TB/ Here and there people would be out trying it but I would have to say that in my community people took more of an interest when they had seen that I started to collect more boards and force friends and family to feel the same thrill, excitement and healing properties that SUP brought to me!
SB/ What’s Timmy up to now?! And how different do you think life would be now if you hadn’t got back on the water?
TB/ I am currently working as an Iron wrier for local 46 in NYC on the 2nd ave subway line. Its funny how I look at the subway tube I’m constructing and think only of what a sweet tube it would be if it were not made of concrete but water!! Besides rent all my money goes into buying boards and equipment to get those who can’t afford or are curious about SUP into this amazing experience. If I were not able to get back into the water after what had happened I probably would drill a pair of skateboarding trucks on the board and be pulled over by the cops flying down Broadway on a 12 foot board with a stick in my hand!!! That, or move to an area that I was able to use my SUP. It means that much to me!!!!!
SB/ What does SUP mean to you now, following that day?
TB/ SUP is not a sport, a race or an activity to me after that day and the days following. Its a community, its a bandaid, its a hug, its a powerful movement that I am happy to be swept up in.

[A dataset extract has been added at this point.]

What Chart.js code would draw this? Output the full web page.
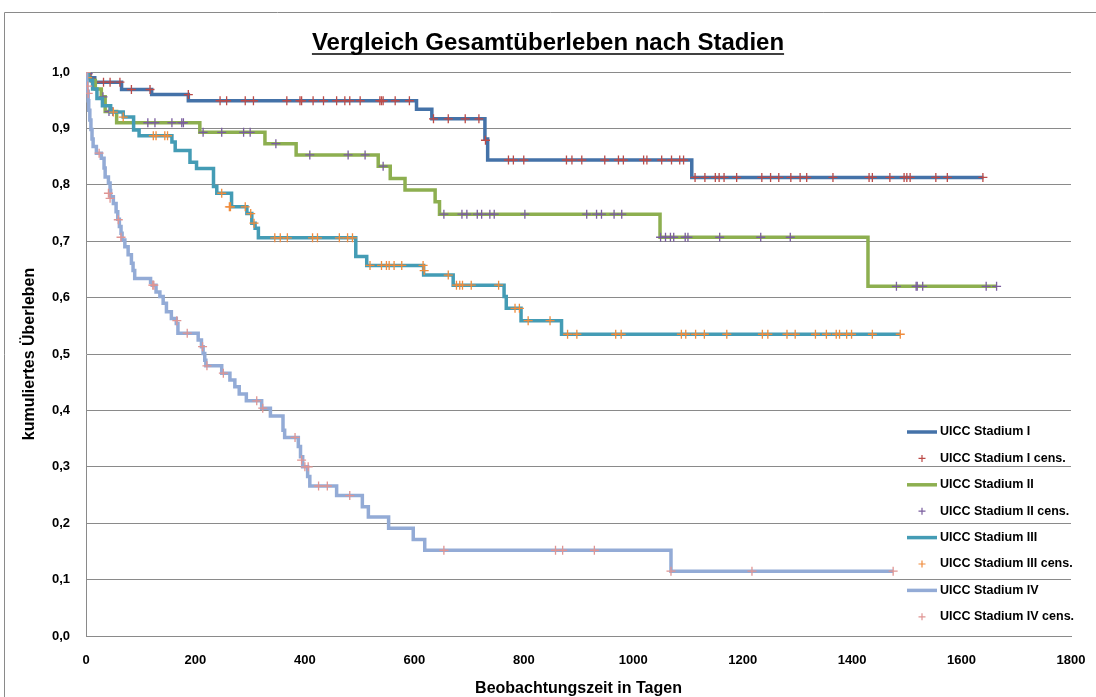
<!DOCTYPE html>
<html lang="de">
<head>
  <meta charset="utf-8">
  <title>Vergleich Gesamtüberleben nach Stadien</title>
  <script src="https://cdn.jsdelivr.net/npm/chart.js"></script>
  <style>
    html, body { margin: 0; padding: 0; background: #fff; }
    #wrap { width: 1096px; height: 697px; }
    canvas { display: block; }
  </style>
</head>
<body>
<div id="wrap"><canvas id="kmChart" width="1096" height="697"></canvas></div>

<script>
  // Stufen der Kaplan-Meier-Kurven: [Tag, kumuliertes Überleben]
  const stage1Steps = [[0,1.0],[7,0.99],[16,0.982],[65,0.969],[120,0.96],[187,0.949],[604,0.934],[632,0.917],[729,0.881],[734,0.844],[1107,0.813],[1640,0.813]];
  const stage2Steps = [[0,1.0],[5,0.985],[17,0.97],[28,0.956],[35,0.93],[56,0.91],[208,0.893],[327,0.873],[384,0.853],[534,0.833],[556,0.811],[583,0.791],[638,0.77],[646,0.748],[1049,0.707],[1429,0.62],[1664,0.62]];
  const stage3Steps = [[0,1.0],[4,0.985],[12,0.97],[20,0.953],[30,0.94],[45,0.929],[68,0.92],[87,0.897],[97,0.887],[157,0.876],[163,0.861],[190,0.84],[202,0.829],[233,0.797],[239,0.785],[266,0.761],[294,0.749],[303,0.732],[309,0.723],[315,0.706],[493,0.673],[513,0.657],[617,0.64],[671,0.622],[764,0.602],[768,0.581],[795,0.559],[869,0.535],[1488,0.535]];
  const stage4Steps = [[0,1.0],[1,0.983],[2,0.966],[4,0.949],[5,0.932],[7,0.915],[9,0.898],[11,0.881],[13,0.868],[19,0.856],[28,0.847],[33,0.83],[35,0.814],[41,0.803],[44,0.79],[45,0.779],[50,0.767],[55,0.752],[58,0.739],[61,0.726],[64,0.714],[66,0.702],[71,0.69],[77,0.676],[83,0.661],[86,0.648],[89,0.634],[118,0.627],[121,0.622],[128,0.61],[135,0.602],[141,0.59],[147,0.575],[156,0.563],[165,0.554],[168,0.537],[205,0.525],[211,0.513],[214,0.501],[217,0.489],[219,0.479],[248,0.466],[263,0.454],[272,0.442],[280,0.429],[293,0.417],[321,0.404],[337,0.39],[360,0.365],[363,0.352],[388,0.336],[392,0.318],[396,0.3],[405,0.283],[409,0.266],[458,0.249],[505,0.229],[516,0.211],[553,0.191],[598,0.171],[619,0.152],[1069,0.115],[1475,0.115]];

  // zensierte Fälle: [Tag, kumuliertes Überleben]
  const stage1Cens = [[3,0.995],[16,0.982],[32,0.982],[44,0.982],[62,0.982],[83,0.969],[117,0.969],[187,0.96],[245,0.949],[257,0.949],[291,0.949],[306,0.949],[367,0.949],[391,0.949],[394,0.949],[415,0.949],[434,0.949],[458,0.949],[473,0.949],[482,0.949],[501,0.949],[537,0.949],[540,0.949],[543,0.949],[565,0.949],[591,0.949],[635,0.917],[662,0.917],[693,0.917],[718,0.917],[730,0.879],[772,0.844],[781,0.844],[800,0.844],[878,0.844],[888,0.844],[906,0.844],[948,0.844],[973,0.844],[982,0.844],[1019,0.844],[1025,0.844],[1052,0.844],[1070,0.844],[1085,0.844],[1092,0.844],[1113,0.813],[1131,0.813],[1150,0.813],[1157,0.813],[1166,0.813],[1189,0.813],[1235,0.813],[1251,0.813],[1266,0.813],[1288,0.813],[1305,0.813],[1317,0.813],[1365,0.813],[1431,0.813],[1437,0.813],[1469,0.813],[1495,0.813],[1500,0.813],[1506,0.813],[1553,0.813],[1574,0.813],[1639,0.813]];
  const stage2Cens = [[4,0.997],[31,0.956],[42,0.93],[49,0.93],[113,0.91],[126,0.91],[157,0.91],[175,0.91],[178,0.91],[214,0.893],[248,0.893],[288,0.893],[300,0.893],[347,0.873],[409,0.853],[479,0.853],[510,0.853],[543,0.833],[654,0.748],[687,0.748],[696,0.748],[715,0.748],[723,0.748],[738,0.748],[746,0.748],[802,0.748],[915,0.748],[933,0.748],[942,0.748],[965,0.748],[979,0.748],[1050,0.707],[1059,0.707],[1068,0.707],[1074,0.707],[1095,0.707],[1100,0.707],[1158,0.707],[1233,0.707],[1287,0.707],[1481,0.62],[1517,0.62],[1519,0.62],[1529,0.62],[1645,0.62],[1664,0.62]];
  const stage3Cens = [[0,1.0],[3,0.99],[50,0.929],[68,0.92],[123,0.887],[128,0.887],[144,0.887],[149,0.887],[248,0.785],[262,0.761],[264,0.761],[291,0.761],[301,0.749],[307,0.732],[345,0.706],[355,0.706],[368,0.706],[414,0.706],[423,0.706],[463,0.706],[478,0.706],[487,0.706],[519,0.657],[540,0.657],[549,0.657],[554,0.657],[563,0.657],[577,0.657],[616,0.657],[618,0.648],[662,0.64],[677,0.622],[683,0.622],[688,0.622],[704,0.622],[754,0.622],[784,0.581],[792,0.581],[808,0.559],[848,0.559],[880,0.535],[897,0.535],[968,0.535],[978,0.535],[1088,0.535],[1096,0.535],[1114,0.535],[1130,0.535],[1171,0.535],[1236,0.535],[1246,0.535],[1281,0.535],[1296,0.535],[1333,0.535],[1353,0.535],[1371,0.535],[1377,0.535],[1390,0.535],[1399,0.535],[1437,0.535],[1488,0.535]];
  const stage4Cens = [[0,1.0],[3,0.975],[4,0.962],[24,0.856],[41,0.785],[44,0.776],[59,0.738],[64,0.707],[122,0.622],[124,0.622],[166,0.559],[185,0.537],[213,0.513],[221,0.479],[251,0.466],[312,0.417],[323,0.404],[382,0.352],[394,0.312],[400,0.3],[406,0.3],[425,0.266],[441,0.266],[482,0.249],[654,0.152],[858,0.152],[871,0.152],[929,0.152],[1069,0.115],[1217,0.115],[1475,0.115]];

  const seriesLabels = ['UICC Stadium I', 'UICC Stadium I cens.', 'UICC Stadium II', 'UICC Stadium II cens.',
                        'UICC Stadium III', 'UICC Stadium III cens.', 'UICC Stadium IV', 'UICC Stadium IV cens.'];
  const yTicks = [0, 0.1, 0.2, 0.3, 0.4, 0.5, 0.6, 0.7, 0.8, 0.9, 1.0];
  const xTicks = [0, 200, 400, 600, 800, 1000, 1200, 1400, 1600, 1800];
  const chartTitle = 'Vergleich Gesamtüberleben nach Stadien';

  const seriesColors = ['#4472A8', '#BC4A47', '#8DAF50', '#7A5E9E', '#449CB5', '#F08C3C', '#93ABD6', '#E09593'];
  const FONT = "'Liberation Sans', Arial, sans-serif";

  const toXY = arr => arr.map(p => ({ x: p[0], y: p[1] }));
  const allSeries = [stage1Steps, stage1Cens, stage2Steps, stage2Cens, stage3Steps, stage3Cens, stage4Steps, stage4Cens];

  const datasets = allSeries.map((arr, i) => {
    const isLine = i % 2 === 0;
    const ds = {
      label: seriesLabels[i],
      data: toXY(arr),
      borderColor: seriesColors[i],
      backgroundColor: seriesColors[i],
      order: allSeries.length - i   // spätere Serien oben
    };
    if (isLine) {
      Object.assign(ds, { stepped: true, showLine: true, borderWidth: 3.5, pointRadius: 0,
                          borderJoinStyle: 'miter', borderCapStyle: 'butt' });
    } else {
      Object.assign(ds, { showLine: false, pointStyle: 'cross', pointRadius: 4.5,
                          pointBorderWidth: 1.3, pointHoverRadius: 4.5 });
    }
    return ds;
  });

  // Rahmen, unterstrichener Titel und Legende im Diagramm
  const decoPlugin = {
    id: 'deco',
    beforeDraw(chart) {
      const ctx = chart.ctx;
      ctx.save();
      ctx.strokeStyle = '#8a8a8a';
      ctx.lineWidth = 1;
      ctx.beginPath();
      ctx.moveTo(4.5, 697);
      ctx.lineTo(4.5, 12.5);
      ctx.lineTo(1096, 12.5);
      ctx.stroke();
      ctx.restore();
    },
    afterDraw(chart) {
      const ctx = chart.ctx;
      ctx.save();
      // Titel
      ctx.font = 'bold 24px ' + FONT;
      ctx.fillStyle = '#000';
      ctx.textAlign = 'center';
      ctx.textBaseline = 'alphabetic';
      const cx = chart.width / 2;
      ctx.fillText(chartTitle, cx, 50);
      const w = ctx.measureText(chartTitle).width;
      ctx.strokeStyle = '#000';
      ctx.lineWidth = 1.5;
      ctx.beginPath();
      ctx.moveTo(cx - w / 2, 54);
      ctx.lineTo(cx + w / 2, 54);
      ctx.stroke();

      // Legende
      const lx = 907, ly = 432, step = 26.4;
      ctx.font = 'bold 12.5px ' + FONT;
      ctx.textAlign = 'left';
      ctx.textBaseline = 'middle';
      chart.data.datasets.forEach((ds, i) => {
        const y = ly + i * step;
        ctx.strokeStyle = ds.borderColor;
        ctx.beginPath();
        if (i % 2 === 0) {
          ctx.lineWidth = 3.5;
          ctx.moveTo(lx, y);
          ctx.lineTo(lx + 30, y);
        } else {
          ctx.lineWidth = 1.2;
          ctx.moveTo(lx + 11.5, y);
          ctx.lineTo(lx + 18.5, y);
          ctx.moveTo(lx + 15, y - 3.5);
          ctx.lineTo(lx + 15, y + 3.5);
        }
        ctx.stroke();
        ctx.fillStyle = '#000';
        ctx.fillText(ds.label, lx + 33, y);
      });
      ctx.restore();
    }
  };

  new Chart(document.getElementById('kmChart').getContext('2d'), {
    type: 'line',
    data: { datasets: datasets },
    plugins: [decoPlugin],
    options: {
      responsive: false,
      animation: false,
      layout: { padding: { left: 0, right: 25, top: 72, bottom: 0 } },
      plugins: {
        legend: { display: false },
        tooltip: { enabled: false },
        title: { display: false }
      },
      scales: {
        x: {
          type: 'linear',
          min: xTicks[0],
          max: xTicks[xTicks.length - 1],
          afterFit: scale => { scale.height = 61; scale.paddingLeft = 0; scale.paddingRight = 0; },
          afterBuildTicks: scale => { scale.ticks = xTicks.map(v => ({ value: v })); },
          grid: { display: false, drawTicks: false },
          border: { display: true, color: '#8a8a8a', width: 1 },
          ticks: { color: '#000', padding: 17, font: { family: FONT, size: 13, weight: 'bold' },
                   maxRotation: 0, autoSkip: false, callback: v => String(v) },
          title: {
            display: true,
            text: 'Beobachtungszeit in Tagen',
            color: '#000',
            font: { family: FONT, size: 16, weight: 'bold', lineHeight: 1 },
            padding: { top: 0, bottom: 0 }
          }
        },
        y: {
          min: yTicks[0],
          max: yTicks[yTicks.length - 1],
          afterFit: scale => { scale.width = 86; },
          afterBuildTicks: scale => { scale.ticks = yTicks.map(v => ({ value: v })); },
          grid: { color: '#8a8a8a', lineWidth: 1, drawTicks: false },
          border: { display: true, color: '#8a8a8a', width: 1 },
          ticks: {
            color: '#000', padding: 16, font: { family: FONT, size: 13, weight: 'bold' },
            callback: v => v.toFixed(1).replace('.', ',')
          },
          title: {
            display: true,
            text: 'kumuliertes Überleben',
            color: '#000',
            font: { family: FONT, size: 16, weight: 'bold', lineHeight: 1 },
            padding: { top: 22, bottom: 0 }
          }
        }
      }
    }
  });
</script>
</body>
</html>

Timmy explains that people have been rebuilding the second they were given the green light by Fema. “The area that I lived in, called ‘the wedge’ that had the 91 houses burn is being rebuilt as fast as possible. The hope is that many of the residents will be in by the end of the summer. The community is extremely resilient in the fact that so much was lost but the ashes have been moved in order to rebuild. I don’t think there was any doubt in anyones mind that they were not going to rebuild.” – Timmy Brennan
The SUPboarder Team thanks Timmy for sharing his unbelievable story, and being such a great ambassador for the sport. And wishes him, his family and local community all the best for the future.
If like Timmy, you feel like SUP is a lifeline for you, we’d love to hear from you. Or if you have any amazing SUP survival stories please get in touch.
As SUPboarders I’m sure we all feel the power of SUP in one way or another. But often we don’t realise quite how much it means to us until we almost loose it.